Description
(Museum Edition – 30″ x 60″ – 99 S/N and 33 AP – $2994 U.S.)
(Renaissance Edition – 24″ x 40″ – 180 S/N and 40 AP – $1095 U.S.)
“The term ‘hardwood forest’ is the old-fashioned short form for northeastern North American mixed deciduous forest. For most of my life, when I went out into the woods, it was into this type of woods. I went often, and it was a sheer delight in any season. Unlike any other type of forest in the world, this one has striking seasonal variety – rich, leafy green in summer; vibrant red, yellow and orange in autumn; stark and snowy in winter and a lavish carpet of flowers in the spring. The three colourful seasons are so glorious that I find them easy to enjoy but hard to paint. My taste runs to muted colours as a general (but not invariable rule). This scene depicts a wet day in November, depressing to many people but wonderful to me. The sueded gray bark of the beeches has been stained to a rich, dark colour by the rain but you can see their bleached leaves clinging to the twigs like fluttering Japanese prayer papers.

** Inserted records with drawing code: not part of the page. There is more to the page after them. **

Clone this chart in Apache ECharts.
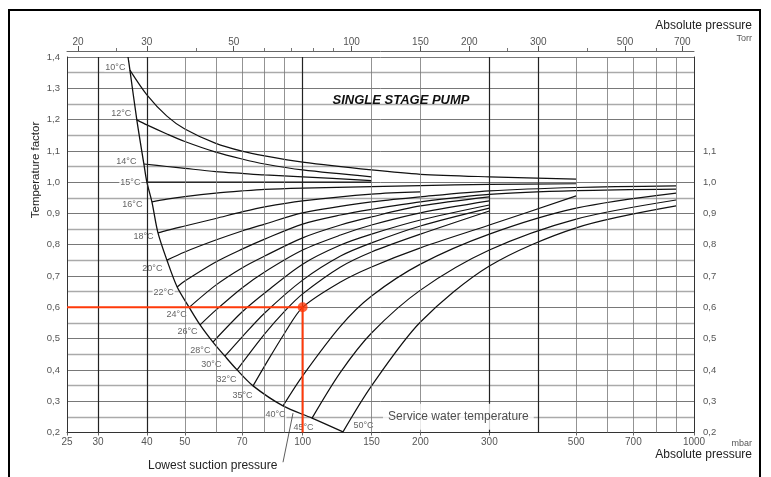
<!DOCTYPE html>
<html><head><meta charset="utf-8">
<script src="https://cdn.jsdelivr.net/npm/echarts/dist/echarts.min.js"></script>
<style>html,body{margin:0;padding:0;background:#fff}#c{width:771px;height:477px}</style>
</head><body><div id="c"></div>
<script>
// ---- data (pressure in mbar, temperature factor) ----
const bottomTicks = [25,30,40,50,70,100,150,200,300,500,700,1000];
const topMajor = [20,30,50,100,150,200,300,500,700];
const topMinor = [25,40,60,70,80,90,250,400,600];
const vGrid = [30,40,50,60,70,80,90,100,150,200,300,400,500,600,700,800,900];
const vGridBold = [30,40,100,300,400];

const tempLabels = ['10°C','12°C','14°C','15°C','16°C','18°C','20°C','22°C','24°C','26°C','28°C','30°C','32°C','35°C','40°C','45°C','50°C'];
const startP = [36.2,37.7,39.3,40.0,41.2,42.7,45.0,47.8,51.3,54.7,59.0,63.3,68.0,74.7,89.1,105.7,126.8];
const startF = [1.358,1.199,1.058,1.0,0.937,0.838,0.751,0.665,0.6,0.544,0.489,0.444,0.40,0.349,0.285,0.246,0.202];
const boundaryTopP = 35.8, boundaryTopF = 1.4;

const curveP = [
  [40,45,50,60,70,80,100,150,200,300,500],
  [40,45,50,60,70,80,100,150],
  [45,50,60,70,80,100,150],
  [150],
  [45,50,60,70,80,100,150,200,300,500],
  [45,50,60,70,80,100,150,200],
  [50,60,70,80,100,150,200,300,500,900],
  [50,60,70,80,100,125,150,200,300,500,900],
  [60,70,80,100,125,150,200,300],
  [60,70,80,100,125,150,200,300],
  [70,80,100,125,150,200,300],
  [70,80,100,125,150,200,300],
  [80,90,100,125,150,200,300],
  [80,90,100,125,150,200,300,500],
  [100,125,150,200,300,500,900],
  [125,150,200,300,500,900],
  [150,200,300,500,900]
];
const curveF = [
  [1.279,1.211,1.170,1.124,1.099,1.084,1.064,1.039,1.025,1.017,1.010],
  [1.183,1.154,1.130,1.096,1.074,1.058,1.039,1.017],
  [1.050,1.044,1.034,1.028,1.023,1.017,1.005],
  [1.0],
  [0.946,0.954,0.965,0.972,0.977,0.981,0.986,0.989,0.993,0.995],
  [0.846,0.860,0.884,0.905,0.921,0.940,0.962,0.969],
  [0.777,0.815,0.844,0.866,0.902,0.937,0.953,0.972,0.983,0.988],
  [0.684,0.745,0.786,0.818,0.866,0.895,0.913,0.937,0.961,0.973,0.978],
  [0.671,0.726,0.764,0.822,0.863,0.889,0.924,0.953],
  [0.591,0.662,0.713,0.783,0.831,0.863,0.902,0.940],
  [0.585,0.646,0.738,0.799,0.834,0.879,0.927],
  [0.505,0.582,0.687,0.764,0.806,0.860,0.917],
  [0.515,0.588,0.643,0.729,0.777,0.834,0.908],
  [0.413,0.518,0.600,0.681,0.729,0.790,0.863,0.956],
  [0.381,0.540,0.636,0.738,0.834,0.917,0.965],
  [0.393,0.518,0.655,0.783,0.882,0.943],
  [0.349,0.553,0.732,0.854,0.924]
];
// label offsets (style only)
const labelOffsets = [[-1,-3],[-2,-6],[-4,-3],[-3,0],[-6,3],[-1,4],[-1,8],[0,6],[1,7],[1,7],[1,8],[0,8],[3,10],[3,10],[6,9],[5,9],[7,-6]];

const exampleP = 100, exampleF = 0.6;
const leaderP = [89.1, 94.5], leaderF = [0.105, 0.262];
const serviceP = 250, serviceF = 0.25;
const TORR = 1.33322;

const FONT = 'Liberation Sans, Arial, Helvetica, sans-serif';
const comma = v => (Math.round(v*10)/10).toFixed(1).replace('.', ',');

const chart = echarts.init(document.getElementById('c'), null, {renderer:'canvas'});

const series = [];
// vertical grid lines
series.push({
  type:'line', xAxisIndex:0, yAxisIndex:0, data:[], z:1, silent:true,
  markLine:{
    symbol:'none', silent:true, animation:false, label:{show:false},
    data: vGrid.map(v => ({xAxis:v, lineStyle:{
      color: vGridBold.includes(v) ? '#222' : '#777',
      width: vGridBold.includes(v) ? 1.2 : 0.8, type:'solid'}}))
  }
});
// temperature curves
curveP.forEach((ps, i) => {
  const d = [[startP[i], startF[i]]].concat(ps.map((p, j) => [p, curveF[i][j]]));
  series.push({type:'line', name:tempLabels[i], data:d, smooth:0.3,
    symbol:'none', z:3, lineStyle:{color:'#111', width:1.2}, silent:true});
});
// boundary curve
series.push({type:'line', data:[[boundaryTopP, boundaryTopF]].concat(startP.map((p,i)=>[p,startF[i]])),
  smooth:0.3, symbol:'none', z:3, lineStyle:{color:'#111', width:1.3}, silent:true});
// temperature labels
series.push({type:'scatter', symbolSize:1, z:4, silent:true,
  itemStyle:{color:'rgba(0,0,0,0)'},
  label:{show:true, formatter:p=>tempLabels[p.dataIndex], fontFamily:FONT, fontSize:9, color:'#3a3a3a'},
  data: startP.map((p,i)=>({value:[p,startF[i]],
    label:{show:true, position: i===16 ? 'right':'left', distance:2, offset:labelOffsets[i],
      backgroundColor:'#fff', padding:[0,1]}}))
});
// example red line and dot
series.push({type:'line', data:[[25,exampleF],[exampleP,exampleF],[exampleP,0.2]], symbol:'none', z:6,
  lineStyle:{color:'#ff3a0a', width:2}, silent:true});
series.push({type:'scatter', data:[[exampleP,exampleF]], symbolSize:10, z:7, itemStyle:{color:'#ff3a0a'}, silent:true});
// leader line for "Lowest suction pressure"
series.push({type:'line', data:leaderP.map((p,i)=>[p,leaderF[i]]), symbol:'none', clip:false, z:4,
  lineStyle:{color:'#333', width:0.8}, silent:true});
// service water label
series.push({type:'scatter', data:[[serviceP, serviceF]], symbolSize:1, z:5, silent:true,
  itemStyle:{color:'rgba(0,0,0,0)'},
  label:{show:true, position:'inside', formatter:'Service water temperature', fontFamily:FONT, fontSize:12,
    color:'#222', backgroundColor:'#fff', padding:[4,5,10,5]}});

const option = {
  animation:false,
  backgroundColor:'#fff',
  grid:{left:67, right:77, top:57, bottom:44.5, containLabel:false},
  xAxis:[
    {type:'log', logBase:10, min:25, max:1000, position:'bottom',
     axisLine:{show:true, lineStyle:{color:'#333', width:1}},
     axisTick:{show:true, customValues:bottomTicks, length:3, lineStyle:{color:'#666'}},
     axisLabel:{customValues:bottomTicks, formatter:v=>String(Math.round(v)), color:'#555', fontSize:10, fontFamily:FONT, margin:5},
     splitLine:{show:false}, minorTick:{show:false}, minorSplitLine:{show:false}},
    {type:'log', logBase:10, min:25/TORR, max:1000/TORR, position:'top', offset:6,
     axisLine:{show:true, lineStyle:{color:'#666', width:1}},
     axisTick:{show:true, customValues:topMajor, length:5, lineStyle:{color:'#555'}},
     axisLabel:{customValues:topMajor, formatter:v=>String(Math.round(v)), color:'#555', fontSize:10, fontFamily:FONT, margin:4},
     splitLine:{show:false}},
    {type:'log', logBase:10, min:25/TORR, max:1000/TORR, position:'top', offset:6,
     axisLine:{show:false},
     axisTick:{show:true, customValues:topMinor, length:3, lineStyle:{color:'#777'}},
     axisLabel:{show:false}, splitLine:{show:false}}
  ],
  yAxis:[
    {type:'value', min:0.2, max:1.4, interval:0.1, position:'left',
     axisLine:{show:true, lineStyle:{color:'#333'}}, axisTick:{show:false},
     axisLabel:{formatter:comma, color:'#555', fontSize:9.5, fontFamily:FONT, margin:7},
     splitLine:{show:true, lineStyle:{color:'#555', width:0.8}},
     minorTick:{show:false, splitNumber:2},
     minorSplitLine:{show:true, lineStyle:{color:'#aaa', width:1.3}}},
    {type:'value', min:0.2, max:1.4, interval:0.1, position:'right',
     axisLine:{show:true, lineStyle:{color:'#333'}}, axisTick:{show:false},
     axisLabel:{formatter:v=> v>1.15 ? '' : comma(v), color:'#555', fontSize:9.5, fontFamily:FONT, margin:9},
     splitLine:{show:false}}
  ],
  graphic:[
    {type:'rect', shape:{x:9, y:10, width:751, height:480}, style:{fill:'none', stroke:'#000', lineWidth:2}, z:100},
    {type:'text', x:401, y:100, style:{text:'SINGLE STAGE PUMP', font:'italic bold 13px '+FONT, fill:'#111', textAlign:'center', textVerticalAlign:'middle'}, z:10},
    {type:'text', x:752, y:26, style:{text:'Absolute pressure', font:'12px '+FONT, fill:'#222', textAlign:'right', textVerticalAlign:'middle'}},
    {type:'text', x:752, y:39, style:{text:'Torr', font:'9px '+FONT, fill:'#555', textAlign:'right', textVerticalAlign:'middle'}},
    {type:'text', x:752, y:444, style:{text:'mbar', font:'9px '+FONT, fill:'#555', textAlign:'right', textVerticalAlign:'middle'}},
    {type:'text', x:752, y:455, style:{text:'Absolute pressure', font:'12px '+FONT, fill:'#222', textAlign:'right', textVerticalAlign:'middle'}},
    {type:'text', x:148, y:466, style:{text:'Lowest suction pressure', font:'12px '+FONT, fill:'#222', textAlign:'left', textVerticalAlign:'middle'}},
    {type:'text', x:36, y:170, rotation:Math.PI/2, style:{text:'Temperature factor', font:'11.5px '+FONT, fill:'#222', textAlign:'center', textVerticalAlign:'middle'}}
  ],
  series: series
};
chart.setOption(option);
</script></body></html>
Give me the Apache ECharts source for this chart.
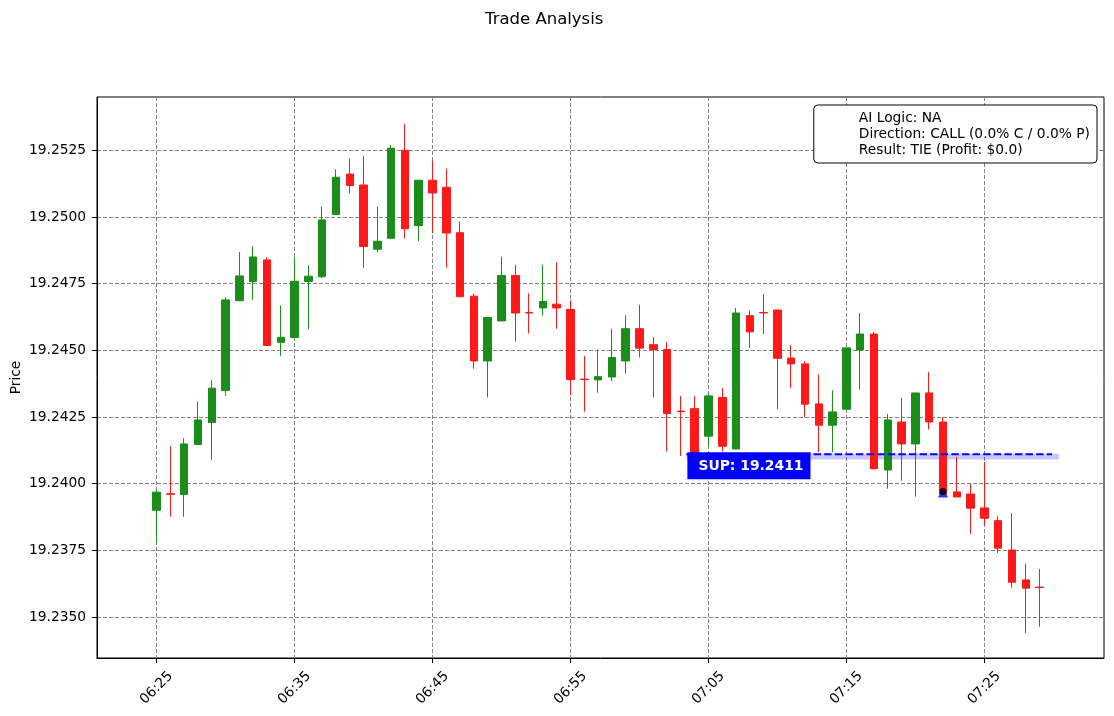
<!DOCTYPE html>
<html>
<head>
<meta charset="utf-8">
<title>Trade Analysis</title>
<script src="https://cdn.jsdelivr.net/npm/echarts@6/dist/echarts.min.js"></script>
<style>
  html, body { margin: 0; padding: 0; background: #fff; }
  #chart { width: 1114px; height: 716px; }
</style>
</head>
<body>
<div id="chart"></div>
<script>
/* one-minute candles */
const times = [
  '06:25','06:26','06:27','06:28','06:29','06:30','06:31','06:32','06:33','06:34',
  '06:35','06:36','06:37','06:38','06:39','06:40','06:41','06:42','06:43','06:44',
  '06:45','06:46','06:47','06:48','06:49','06:50','06:51','06:52','06:53','06:54',
  '06:55','06:56','06:57','06:58','06:59','07:00','07:01','07:02','07:03','07:04',
  '07:05','07:06','07:07','07:08','07:09','07:10','07:11','07:12','07:13','07:14',
  '07:15','07:16','07:17','07:18','07:19','07:20','07:21','07:22','07:23','07:24',
  '07:25','07:26','07:27','07:28','07:29'
];
const opens = [
  19.23900,19.23962,19.23959,19.24147,19.24229,19.24349,19.24686,19.24758,19.24839,19.24530,
  19.24548,19.24758,19.24776,19.25009,19.25161,19.25120,19.24879,19.24920,19.25250,19.24968,
  19.25138,19.25111,19.24941,19.24703,19.24460,19.24610,19.24781,19.24642,19.24659,19.24673,
  19.24653,19.24392,19.24389,19.24400,19.24460,19.24581,19.24521,19.24503,19.24272,19.24281,
  19.24178,19.24323,19.24130,19.24630,19.24642,19.24651,19.24471,19.24449,19.24299,19.24219,
  19.24279,19.24501,19.24561,19.24051,19.24231,19.24149,19.24340,19.24231,19.23969,19.23961,
  19.23909,19.23861,19.23751,19.23639,19.23612
];
const highs = [
  19.23976,19.24141,19.24170,19.24308,19.24389,19.24699,19.24868,19.24890,19.24849,19.24668,
  19.24848,19.24819,19.25039,19.25179,19.25220,19.25229,19.25039,19.25270,19.25350,19.25138,
  19.25210,19.25181,19.24983,19.24713,19.24623,19.24851,19.24821,19.24713,19.24821,19.24831,
  19.24688,19.24479,19.24503,19.24581,19.24631,19.24671,19.24550,19.24531,19.24329,19.24328,
  19.24338,19.24358,19.24659,19.24650,19.24711,19.24651,19.24519,19.24459,19.24410,19.24350,
  19.24509,19.24640,19.24569,19.24261,19.24322,19.24340,19.24419,19.24250,19.24100,19.23999,
  19.24081,19.23878,19.23890,19.23699,19.23680
];
const lows = [
  19.23780,19.23876,19.23876,19.24147,19.24089,19.24329,19.24686,19.24689,19.24518,19.24479,
  19.24548,19.24579,19.24771,19.25009,19.25089,19.24808,19.24868,19.24920,19.24920,19.24910,
  19.24940,19.24810,19.24701,19.24431,19.24323,19.24610,19.24533,19.24563,19.24630,19.24581,
  19.24331,19.24270,19.24341,19.24384,19.24413,19.24473,19.24323,19.24121,19.24104,19.24110,
  19.24143,19.24121,19.24130,19.24509,19.24561,19.24280,19.24359,19.24250,19.24118,19.24118,
  19.24279,19.24353,19.24053,19.23981,19.24011,19.23951,19.24203,19.23961,19.23950,19.23811,
  19.23843,19.23740,19.23610,19.23440,19.23463
];
const closes = [
  19.23968,19.23960,19.24149,19.24239,19.24358,19.24689,19.24779,19.24850,19.24518,19.24549,
  19.24759,19.24778,19.24989,19.25149,19.25118,19.24889,19.24909,19.25258,19.24956,19.25138,
  19.25090,19.24940,19.24701,19.24460,19.24623,19.24781,19.24640,19.24640,19.24683,19.24659,
  19.24390,19.24390,19.24401,19.24473,19.24581,19.24508,19.24503,19.24263,19.24270,19.24115,
  19.24329,19.24140,19.24640,19.24569,19.24640,19.24470,19.24449,19.24298,19.24219,19.24269,
  19.24509,19.24561,19.24056,19.24239,19.24149,19.24340,19.24231,19.23961,19.23950,19.23908,
  19.23870,19.23758,19.23630,19.23608,19.23610
];

/* tick labels */
const xTickLabels = ['06:25','06:35','06:45','06:55','07:05','07:15','07:25'];
const yTickValues = [19.2350,19.2375,19.2400,19.2425,19.2450,19.2475,19.2500,19.2525];

/* support level and its band, entry marker */
const supportLevel = 19.2411;
const supportBand = [19.24090, 19.24112];
const supportFrom = 38.4;   // minutes after first bar
const supportTo = 65.4;
const entryTime = '07:22';
const entryPrice = 19.2397;

const infoLines = [
  'AI Logic: NA',
  'Direction: CALL (0.0% C / 0.0% P)',
  'Result: TIE (Profit: $0.0)'
];

const UP = '#1a8d1a', DOWN = '#ff1a1a';
const FONT = 'DejaVu Sans';

function toMin(t) { const p = t.split(':'); return (+p[0]) * 60 + (+p[1]); }
const base = toMin(times[0]);
function toX(t) { return toMin(t) - base; }
function fmtX(v) {
  const m = Math.round(v + base);
  const h = Math.floor(m / 60), mm = m % 60;
  return String(h).padStart(2, '0') + ':' + String(mm).padStart(2, '0');
}

const candles = times.map((t, i) => [toX(t), opens[i], closes[i], lows[i], highs[i]]);

const chart = echarts.init(document.getElementById('chart'), null, { renderer: 'canvas' });

const option = {
  animation: false,
  backgroundColor: '#fff',
  textStyle: { fontFamily: FONT },
  title: {
    text: 'Trade Analysis',
    left: 480,
    top: 6,
    textStyle: { fontFamily: FONT, fontSize: 16.5, fontWeight: 'normal', color: '#000' }
  },
  legend: {
    orient: 'vertical',
    right: 17,
    top: 105,
    padding: [5, 7, 5, 7],
    itemWidth: 33,
    itemHeight: 14,
    itemGap: 0,
    selectedMode: false,
    backgroundColor: '#fff',
    borderColor: '#000',
    borderWidth: 1,
    borderRadius: 4,
    textStyle: { fontFamily: FONT, fontSize: 13.8, lineHeight: 16, color: '#000' },
    data: infoLines.map(n => ({ name: n, icon: 'rect', itemStyle: { opacity: 0 } }))
  },
  grid: {
    left: 97, right: 10, top: 97, bottom: 58,
    outerBoundsMode: 'none',
    containLabel: false,
    show: true, borderColor: '#000', borderWidth: 1, backgroundColor: 'transparent'
  },
  xAxis: {
    type: 'value',
    min: -4.32,
    max: 68.67,
    axisLine: { show: true, onZero: false, lineStyle: { color: '#000', width: 1 } },
    axisTick: { show: true, length: 5, customValues: xTickLabels.map(toX), lineStyle: { color: '#000' } },
    axisLabel: {
      customValues: xTickLabels.map(toX),
      formatter: fmtX,
      rotate: 45,
      align: 'center',
      verticalAlign: 'middle',
      margin: 30,
      fontFamily: FONT, fontSize: 13.8, color: '#000'
    },
    splitLine: { show: true, lineStyle: { color: '#808080', type: [4, 2], width: 1 } }
  },
  yAxis: {
    type: 'value',
    min: 19.23346,
    max: 19.25450,
    name: 'Price',
    nameLocation: 'middle',
    nameMoveOverlap: false,
    nameGap: 74,
    nameTextStyle: { fontFamily: FONT, fontSize: 13.8, color: '#000' },
    axisLine: { show: true, onZero: false, lineStyle: { color: '#000', width: 1 } },
    axisTick: { show: true, length: 5, customValues: yTickValues, lineStyle: { color: '#000' } },
    axisLabel: {
      customValues: yTickValues,
      formatter: v => v.toFixed(4),
      margin: 11,
      fontFamily: FONT, fontSize: 13.8, color: '#000'
    },
    splitLine: { show: true, lineStyle: { color: '#808080', type: [4, 2], width: 1 } }
  },
  series: [
    {
      type: 'candlestick',
      data: candles,
      encode: { x: 0, y: [1, 2, 3, 4] },
      barWidth: 8,
      itemStyle: {
        color: UP, color0: DOWN,
        borderColor: UP, borderColor0: DOWN,
        borderWidth: 1
      },
      z: 2
    },
    {
      type: 'line',
      name: 'support',
      data: [[supportFrom, supportLevel], [supportTo - 0.5, supportLevel]],
      showSymbol: false,
      symbol: 'none',
      lineStyle: { color: '#0000ff', width: 2, type: [7.4, 3.2] },
      z: 4,
      markArea: {
        silent: true,
        itemStyle: { color: 'rgba(0,0,255,0.22)' },
        data: [[{ coord: [supportFrom, supportBand[1]] }, { coord: [supportTo, supportBand[0]] }]]
      },
      markPoint: {
        symbol: 'rect',
        symbolSize: 0,
        silent: true,
        data: [{ coord: [supportFrom, supportLevel] }],
        label: {
          show: true,
          position: [0, 0],
          offset: [1, -2],
          align: 'left',
          verticalAlign: 'top',
          formatter: 'SUP: ' + supportLevel.toFixed(4),
          backgroundColor: '#0000ff',
          color: '#fff',
          fontFamily: FONT,
          fontSize: 13.9,
          fontWeight: 'bold',
          lineHeight: 16,
          padding: [6, 7, 5, 11]
        }
      }
    },
    {
      type: 'scatter',
      data: [[toX(entryTime), entryPrice]],
      symbol: 'triangle',
      symbolSize: 10,
      symbolOffset: [0, 1],
      itemStyle: { color: '#0000ff' },
      z: 5
    },
    {
      type: 'scatter',
      data: [[toX(entryTime), entryPrice]],
      symbol: 'circle',
      symbolSize: 7,
      itemStyle: { color: '#000' },
      z: 6
    }
  ].concat(infoLines.map(n => ({ type: 'line', name: n, data: [] })))
};

chart.setOption(option);
</script>
</body>
</html>
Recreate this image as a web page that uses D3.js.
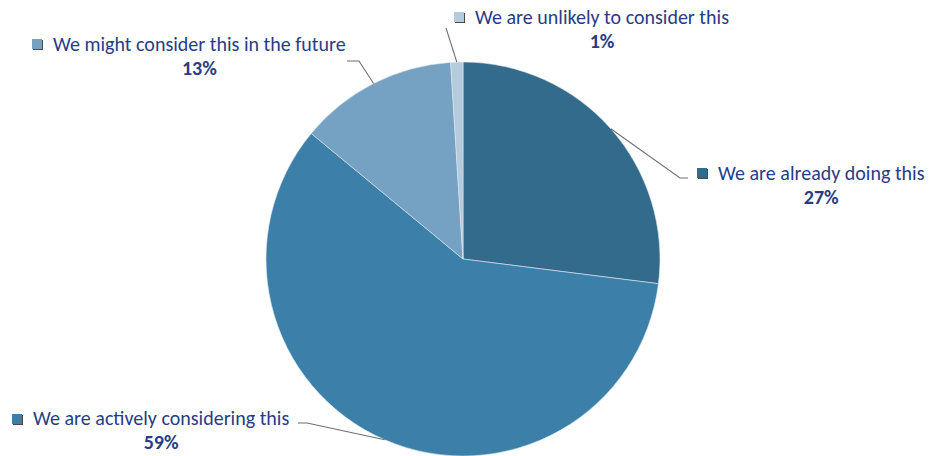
<!DOCTYPE html>
<html>
<head>
<meta charset="utf-8">
<script src="https://cdn.jsdelivr.net/npm/d3@7"></script>
<style>
  html, body { margin: 0; padding: 0; background: #ffffff; }
  svg { display: block; }
  .lbl { font-family: Carlito, Lato, "Open Sans", sans-serif; font-size: 20px; fill: #283c86; }
  .pct { font-weight: bold; }
</style>
</head>
<body>
<svg id="chart" width="931" height="456"></svg>
<script>
// Survey responses, in clockwise order from twelve o'clock
const categories = [
  "We are already doing this",
  "We are actively considering this",
  "We might consider this in the future",
  "We are unlikely to consider this"
];
const shares = [27, 59, 13, 1];
const shareLabels = ["27%", "59%", "13%", "1%"];
const sliceColors = ["#336b8c", "#3c80a9", "#75a1c2", "#b4cadd"];

// Label layout: marker corner, text start, baselines, leader elbow/end
const labelLayout = [
  { mx: 697, my: 168, tx: 718, by: 180, elbow: [680, 178], end: [688, 178] },
  { mx: 12,  my: 414, tx: 33,  by: 425, elbow: [307, 423], end: [298, 423] },
  { mx: 32,  my: 39,  tx: 53,  by: 51,  elbow: [359, 61],  end: [347, 61] },
  { mx: 454, my: 12,  tx: 475, by: 24,  elbow: null,       end: [446, 28] }
];

const cx = 463, cy = 259, radius = 197;

const svg = d3.select("#chart");

const pie = d3.pie().sort(null).value(d => d.value);
const arcs = pie(shares.map((v, i) => ({ value: v, i })));

const arc = d3.arc().innerRadius(0).outerRadius(radius);

const g = svg.append("g").attr("transform", `translate(${cx},${cy})`);

g.selectAll("path.slice")
  .data(arcs)
  .enter().append("path")
  .attr("class", "slice")
  .attr("d", arc)
  .attr("fill", d => sliceColors[d.data.i])
  .attr("stroke", "#dfe8ef")
  .attr("stroke-width", 0.6);

// Leader lines from each slice's mid-angle on the rim to its label
const leaderG = svg.append("g");
arcs.forEach(a => {
  const lay = labelLayout[a.data.i];
  const mid = (a.startAngle + a.endAngle) / 2;
  const px = cx + radius * Math.sin(mid);
  const py = cy - radius * Math.cos(mid);
  const pts = [[px, py]];
  if (lay.elbow) pts.push(lay.elbow);
  pts.push(lay.end);
  leaderG.append("path")
    .attr("d", d3.line()(pts))
    .attr("fill", "none")
    .attr("stroke", "#6f6f6f")
    .attr("stroke-width", 1.1);
});

// Labels: colour marker, category text, and percentage centred beneath
const labelG = svg.append("g");
categories.forEach((name, i) => {
  const lay = labelLayout[i];
  labelG.append("rect")
    .attr("x", lay.mx + 1).attr("y", lay.my + 1)
    .attr("width", 10).attr("height", 10)
    .attr("fill", "#4a4a4a");
  labelG.append("rect")
    .attr("x", lay.mx).attr("y", lay.my)
    .attr("width", 10).attr("height", 10)
    .attr("fill", sliceColors[i]);
  const t = labelG.append("text")
    .attr("class", "lbl")
    .attr("x", lay.tx).attr("y", lay.by)
    .text(name);
  const w = t.node().getComputedTextLength();
  labelG.append("text")
    .attr("class", "lbl pct")
    .attr("x", lay.tx + w / 2).attr("y", lay.by + 24)
    .attr("text-anchor", "middle")
    .text(shareLabels[i]);
});
</script>
</body>
</html>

The bark of the maples and oaks is almost indistinguishable except to a naturalist or forester. Their young saplings indicate that this is a climax community, a stable family of trees which can maintain and perpetuate itself for generations if allowed to do so. This is not the case with the birch trees, which cannot grow in their parent’s shade. The white-tailed deer buck is in his prime. He is looking for does with which to mate or other bucks with which to fight. He is very cautious because this is hunting season.”